It was not supposed to be here. Somewhere else had always been the intention of this loose rapid mind. It could have stayed locked and frozen in the time-vault of gone thoughts and memories. But no, it seeps back to the conscious to manifest again. It manipulates and empties the mind of anything else.
A parasite of the mind from the gateway of creation riding on matter creation engines, our building blocks of life. It had found its host many years before. It knows and understands too well my loose rapid mind. So easy to dig in and attach with predictability and sureness of human thought and memory. Always has been and forever will be easy prey for It.
Just a merest glimpse will do. A second is all that is required. Sometimes more. The longer I see the more certain of It invading. Time for It to enter is nothing. It is forever waiting, forever aware. The original time and space traveler. Pounce it will. Blink into existence, faster than light. From one end of the Universe to the other in less than the blink of an eye.
In times past, the parasite was welcome. Future optimism existed and embraced as It would be experienced again at some indefinable point in the future. There was certainty in It’s success. It turned up the lips in the corner for a prolonged smile and cast dreamy glazed eyes to different times, people and places.
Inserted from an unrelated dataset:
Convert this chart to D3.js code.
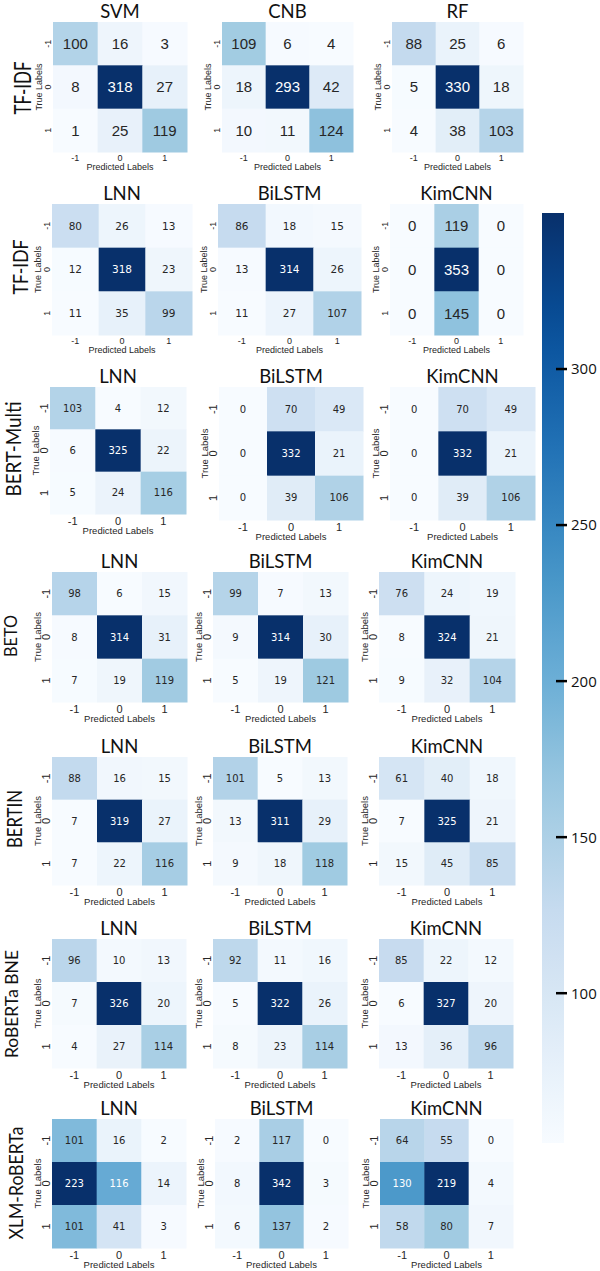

Second week of March 2020, late in the North East Monsoon surf season on the East Coast of Malaysia. An Ocean of waves and sound still reeling the sandbar lefts of Cherating as the not quite yet full moon rises into the sky with salmon pink cloud reflecting the last of the day rays. Ying and Yang of moon and sun at the same time. Early stars blinking in to the viewscape. Ocean sounds still washing the senses. Body exhausted and satiated after hours of non-stop surf. Chilled Beer in hand and so refreshing. Mind replay reel running the surf highlights under the increasing Moon, confident of more pleasure in the not too distant future. Memory locked in and soul is fully nourished…..for now.
This November 2020 Covid lockdown time yet again without end in sight. North East Monsoon season has started again like clockwork producing thousands of waves beckoning to be played with. Land and sea sunrises, sunsets, moon and stars to be absorbed. No, Covid Jail it is.
Sadness and depression wash over, lip muscles fail to defy gravity, eyes are lifeless, the head shakes in a slomo no – no. It now hurts. No matter how the mind tries to defy this overbearing descent of gloom by casting back to the welcoming past, nothing works. It must be exorcised! Be gone I scream. Clean and clear the mind. I must for my sanity is on the line. Be expunged to the farthest points of the Universe!
It launched itself silently and attached firmly by my own doing. My fault alone for having a wonderful existence. “It” – this beautiful memory that refuses to leave, only to torture this loose rapid mind with the futility of it’s being. Grey to black washes over and over the soul every time memories seep back into being.